Where was I, oh yeah...

 Evening Matt and Jim,

 Matt, the sixe of the base photos from your photosite are too large for me to bring over, too. Gotta be a way for you to decrease the size. I don't have the shinkarama capabilities sometimes... 

 Anyhow the O in the Box symbol is Owens Bottle Co. of Toledo: "OWENS................. Owens Bottle Company, Toledo, OH (1903-1929) and it's successor [after the merger with Illinois Glass Company], Owens-Illinois Glass Company (1929-to date). Mark is confirmed on a clear druggist bottle with date code of 1947. Sometimes just the "O" of "Owens" is enclosed within a square. I don't know when this mark was first used during the OBC years, so will have to go with "1903-1929" until further info is uncovered. I believe the mark was used up into the 1950s or '60s by Owens-Illinois, but have no definite info on ending date. See "O in a square... 

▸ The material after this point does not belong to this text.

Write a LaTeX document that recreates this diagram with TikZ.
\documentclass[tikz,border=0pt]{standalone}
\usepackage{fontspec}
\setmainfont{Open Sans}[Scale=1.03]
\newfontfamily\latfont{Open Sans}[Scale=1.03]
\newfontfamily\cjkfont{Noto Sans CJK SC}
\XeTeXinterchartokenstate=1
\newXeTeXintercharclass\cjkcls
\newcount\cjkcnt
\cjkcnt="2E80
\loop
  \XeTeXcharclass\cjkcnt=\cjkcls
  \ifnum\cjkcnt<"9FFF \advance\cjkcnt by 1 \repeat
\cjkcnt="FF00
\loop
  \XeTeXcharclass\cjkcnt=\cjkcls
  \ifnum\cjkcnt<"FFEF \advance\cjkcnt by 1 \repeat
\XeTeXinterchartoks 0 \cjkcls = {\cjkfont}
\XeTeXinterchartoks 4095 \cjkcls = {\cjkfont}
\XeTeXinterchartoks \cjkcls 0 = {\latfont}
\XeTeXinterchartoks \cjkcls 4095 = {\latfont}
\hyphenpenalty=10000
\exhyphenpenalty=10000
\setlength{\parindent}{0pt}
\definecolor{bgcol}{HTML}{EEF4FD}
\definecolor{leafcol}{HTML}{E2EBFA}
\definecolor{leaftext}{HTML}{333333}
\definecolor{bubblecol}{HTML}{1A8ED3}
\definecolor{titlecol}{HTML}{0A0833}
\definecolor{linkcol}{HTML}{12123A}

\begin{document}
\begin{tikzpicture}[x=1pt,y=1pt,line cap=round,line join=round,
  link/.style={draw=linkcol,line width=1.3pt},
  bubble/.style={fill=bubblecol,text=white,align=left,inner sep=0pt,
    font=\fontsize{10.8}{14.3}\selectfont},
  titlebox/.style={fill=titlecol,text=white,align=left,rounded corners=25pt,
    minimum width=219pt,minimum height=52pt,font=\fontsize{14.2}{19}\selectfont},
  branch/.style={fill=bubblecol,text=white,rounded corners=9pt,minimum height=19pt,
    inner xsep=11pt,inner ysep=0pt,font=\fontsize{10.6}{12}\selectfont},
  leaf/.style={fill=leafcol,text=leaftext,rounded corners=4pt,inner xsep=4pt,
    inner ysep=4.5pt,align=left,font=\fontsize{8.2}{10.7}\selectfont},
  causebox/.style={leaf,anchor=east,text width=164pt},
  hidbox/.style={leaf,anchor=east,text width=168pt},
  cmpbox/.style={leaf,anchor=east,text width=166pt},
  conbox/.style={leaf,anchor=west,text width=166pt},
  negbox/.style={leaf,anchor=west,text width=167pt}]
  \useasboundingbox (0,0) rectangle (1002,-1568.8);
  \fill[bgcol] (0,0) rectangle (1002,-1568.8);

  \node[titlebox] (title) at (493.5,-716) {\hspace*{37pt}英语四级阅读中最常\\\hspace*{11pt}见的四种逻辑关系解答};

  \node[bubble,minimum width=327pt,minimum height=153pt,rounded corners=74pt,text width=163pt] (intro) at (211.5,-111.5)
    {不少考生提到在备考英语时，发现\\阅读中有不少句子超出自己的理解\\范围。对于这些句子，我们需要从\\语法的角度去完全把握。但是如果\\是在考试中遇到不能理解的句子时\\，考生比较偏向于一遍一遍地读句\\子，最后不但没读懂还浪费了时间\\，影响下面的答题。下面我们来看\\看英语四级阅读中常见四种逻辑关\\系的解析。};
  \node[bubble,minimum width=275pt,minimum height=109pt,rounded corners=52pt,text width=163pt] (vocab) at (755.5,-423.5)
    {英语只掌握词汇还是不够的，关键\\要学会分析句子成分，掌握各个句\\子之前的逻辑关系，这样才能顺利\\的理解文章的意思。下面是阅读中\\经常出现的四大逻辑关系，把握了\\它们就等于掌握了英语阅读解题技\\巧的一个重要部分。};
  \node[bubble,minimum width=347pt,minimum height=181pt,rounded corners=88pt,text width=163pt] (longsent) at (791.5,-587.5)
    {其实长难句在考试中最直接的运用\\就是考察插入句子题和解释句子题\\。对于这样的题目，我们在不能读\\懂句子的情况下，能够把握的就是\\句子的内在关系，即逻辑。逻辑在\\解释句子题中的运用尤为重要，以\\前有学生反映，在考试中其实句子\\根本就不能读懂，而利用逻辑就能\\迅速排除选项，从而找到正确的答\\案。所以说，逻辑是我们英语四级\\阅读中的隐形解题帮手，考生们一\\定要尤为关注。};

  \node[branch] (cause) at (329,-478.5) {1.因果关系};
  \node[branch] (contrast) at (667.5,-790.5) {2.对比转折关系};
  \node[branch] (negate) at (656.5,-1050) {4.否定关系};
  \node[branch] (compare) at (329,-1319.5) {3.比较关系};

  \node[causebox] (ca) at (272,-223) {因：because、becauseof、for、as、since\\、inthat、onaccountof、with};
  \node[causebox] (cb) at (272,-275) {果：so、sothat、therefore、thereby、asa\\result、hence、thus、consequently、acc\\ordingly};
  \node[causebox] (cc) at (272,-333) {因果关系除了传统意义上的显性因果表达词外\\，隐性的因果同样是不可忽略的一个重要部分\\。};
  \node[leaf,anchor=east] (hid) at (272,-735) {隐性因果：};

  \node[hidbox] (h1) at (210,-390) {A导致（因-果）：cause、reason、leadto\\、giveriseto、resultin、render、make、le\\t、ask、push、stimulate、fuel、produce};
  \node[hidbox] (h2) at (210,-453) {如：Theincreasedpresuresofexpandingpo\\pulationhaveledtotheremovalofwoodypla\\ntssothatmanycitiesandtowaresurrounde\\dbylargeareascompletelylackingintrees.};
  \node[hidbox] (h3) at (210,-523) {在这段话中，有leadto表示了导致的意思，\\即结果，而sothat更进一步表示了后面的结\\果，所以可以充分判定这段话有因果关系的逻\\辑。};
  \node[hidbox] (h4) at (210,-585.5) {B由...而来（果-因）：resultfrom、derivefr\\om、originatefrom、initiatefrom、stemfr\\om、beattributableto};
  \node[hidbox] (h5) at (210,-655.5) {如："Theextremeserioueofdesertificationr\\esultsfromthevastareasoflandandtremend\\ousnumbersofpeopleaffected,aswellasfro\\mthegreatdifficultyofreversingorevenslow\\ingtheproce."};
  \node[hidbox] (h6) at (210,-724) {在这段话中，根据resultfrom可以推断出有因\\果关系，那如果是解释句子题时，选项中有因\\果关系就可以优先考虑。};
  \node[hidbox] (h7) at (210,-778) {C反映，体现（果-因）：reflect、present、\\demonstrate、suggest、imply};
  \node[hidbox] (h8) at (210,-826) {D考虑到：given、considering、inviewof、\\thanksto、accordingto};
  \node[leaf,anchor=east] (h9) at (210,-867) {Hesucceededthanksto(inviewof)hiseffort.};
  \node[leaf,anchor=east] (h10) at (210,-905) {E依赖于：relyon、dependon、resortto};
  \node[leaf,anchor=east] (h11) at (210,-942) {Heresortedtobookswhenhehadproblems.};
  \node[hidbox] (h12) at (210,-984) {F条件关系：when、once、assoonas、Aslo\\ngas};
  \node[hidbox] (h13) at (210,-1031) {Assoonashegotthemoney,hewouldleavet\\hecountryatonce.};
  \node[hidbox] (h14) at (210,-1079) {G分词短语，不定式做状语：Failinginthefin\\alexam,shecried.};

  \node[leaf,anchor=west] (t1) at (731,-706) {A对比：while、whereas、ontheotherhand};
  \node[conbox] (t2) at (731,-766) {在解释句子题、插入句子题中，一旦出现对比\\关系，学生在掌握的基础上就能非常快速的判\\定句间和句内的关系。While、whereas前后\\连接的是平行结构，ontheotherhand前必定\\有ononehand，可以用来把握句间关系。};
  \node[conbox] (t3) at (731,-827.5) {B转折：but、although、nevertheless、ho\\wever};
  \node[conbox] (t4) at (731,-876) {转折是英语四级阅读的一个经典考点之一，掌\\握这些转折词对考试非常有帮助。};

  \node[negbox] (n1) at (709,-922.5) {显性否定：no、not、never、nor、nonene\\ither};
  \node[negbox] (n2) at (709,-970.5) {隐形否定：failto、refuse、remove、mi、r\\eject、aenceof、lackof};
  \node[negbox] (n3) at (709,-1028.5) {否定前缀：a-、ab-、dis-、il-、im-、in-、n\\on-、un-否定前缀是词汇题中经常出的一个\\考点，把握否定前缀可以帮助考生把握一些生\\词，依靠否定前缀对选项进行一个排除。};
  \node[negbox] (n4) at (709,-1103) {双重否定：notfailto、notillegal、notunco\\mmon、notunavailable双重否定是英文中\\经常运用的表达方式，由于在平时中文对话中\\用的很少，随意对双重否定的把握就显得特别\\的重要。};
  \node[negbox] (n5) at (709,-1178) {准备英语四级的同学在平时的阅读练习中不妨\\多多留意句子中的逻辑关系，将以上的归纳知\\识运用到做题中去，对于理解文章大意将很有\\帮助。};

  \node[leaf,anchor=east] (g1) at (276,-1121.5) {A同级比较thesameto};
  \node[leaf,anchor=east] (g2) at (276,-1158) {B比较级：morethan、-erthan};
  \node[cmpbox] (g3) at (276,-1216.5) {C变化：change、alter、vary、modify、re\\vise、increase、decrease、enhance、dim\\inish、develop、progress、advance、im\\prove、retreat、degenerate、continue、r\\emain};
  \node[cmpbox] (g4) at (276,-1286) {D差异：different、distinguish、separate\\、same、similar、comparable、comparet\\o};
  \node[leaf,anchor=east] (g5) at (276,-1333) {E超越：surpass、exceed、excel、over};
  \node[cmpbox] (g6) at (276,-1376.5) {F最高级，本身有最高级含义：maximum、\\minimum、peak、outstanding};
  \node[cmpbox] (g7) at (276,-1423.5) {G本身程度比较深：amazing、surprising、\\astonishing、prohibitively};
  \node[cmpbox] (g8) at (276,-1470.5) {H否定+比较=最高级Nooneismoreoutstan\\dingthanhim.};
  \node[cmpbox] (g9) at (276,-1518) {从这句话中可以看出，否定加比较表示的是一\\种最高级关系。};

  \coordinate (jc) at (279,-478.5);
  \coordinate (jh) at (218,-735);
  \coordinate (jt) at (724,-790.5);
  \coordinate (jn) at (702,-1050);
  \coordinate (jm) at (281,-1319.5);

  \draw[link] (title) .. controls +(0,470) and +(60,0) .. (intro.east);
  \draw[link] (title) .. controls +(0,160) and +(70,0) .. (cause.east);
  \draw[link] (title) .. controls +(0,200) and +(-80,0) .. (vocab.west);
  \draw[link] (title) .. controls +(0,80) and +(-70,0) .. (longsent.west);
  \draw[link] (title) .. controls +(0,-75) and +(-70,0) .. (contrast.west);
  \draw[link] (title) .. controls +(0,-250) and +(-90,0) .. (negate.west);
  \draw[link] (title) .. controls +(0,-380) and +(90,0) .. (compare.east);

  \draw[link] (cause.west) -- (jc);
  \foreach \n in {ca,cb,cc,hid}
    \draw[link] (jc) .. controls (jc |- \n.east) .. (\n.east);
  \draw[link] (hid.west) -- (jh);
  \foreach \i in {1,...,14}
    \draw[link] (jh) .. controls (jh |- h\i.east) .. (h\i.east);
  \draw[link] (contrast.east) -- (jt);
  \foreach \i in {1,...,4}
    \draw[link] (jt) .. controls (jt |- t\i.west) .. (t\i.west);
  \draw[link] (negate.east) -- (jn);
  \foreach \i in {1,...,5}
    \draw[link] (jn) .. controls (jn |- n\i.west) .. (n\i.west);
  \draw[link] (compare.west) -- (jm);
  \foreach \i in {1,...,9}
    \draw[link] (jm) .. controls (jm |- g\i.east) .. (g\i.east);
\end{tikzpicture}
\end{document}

 O in a square..........Owens Bottle Company, Toledo OH (1903-1929), also Fairmont, WV; Clarksburg, WV, and other plant locations. Owens Bottle Co. merged with the Illinois Glass Company of Alton, IL in 1929 to form the Owens-Illinois Glass Company. (Julian Toulouse stated this mark was first used in 1911, but according to U.S. Patent & Trademark Office data, Owens claimed first use was not until 1919). See "OWENS". From here.

 I believe you can see the round valve mark from the Owens machine off centeredly surrounding the O in the Box. I think you are correct about the Veterinary origins.


----------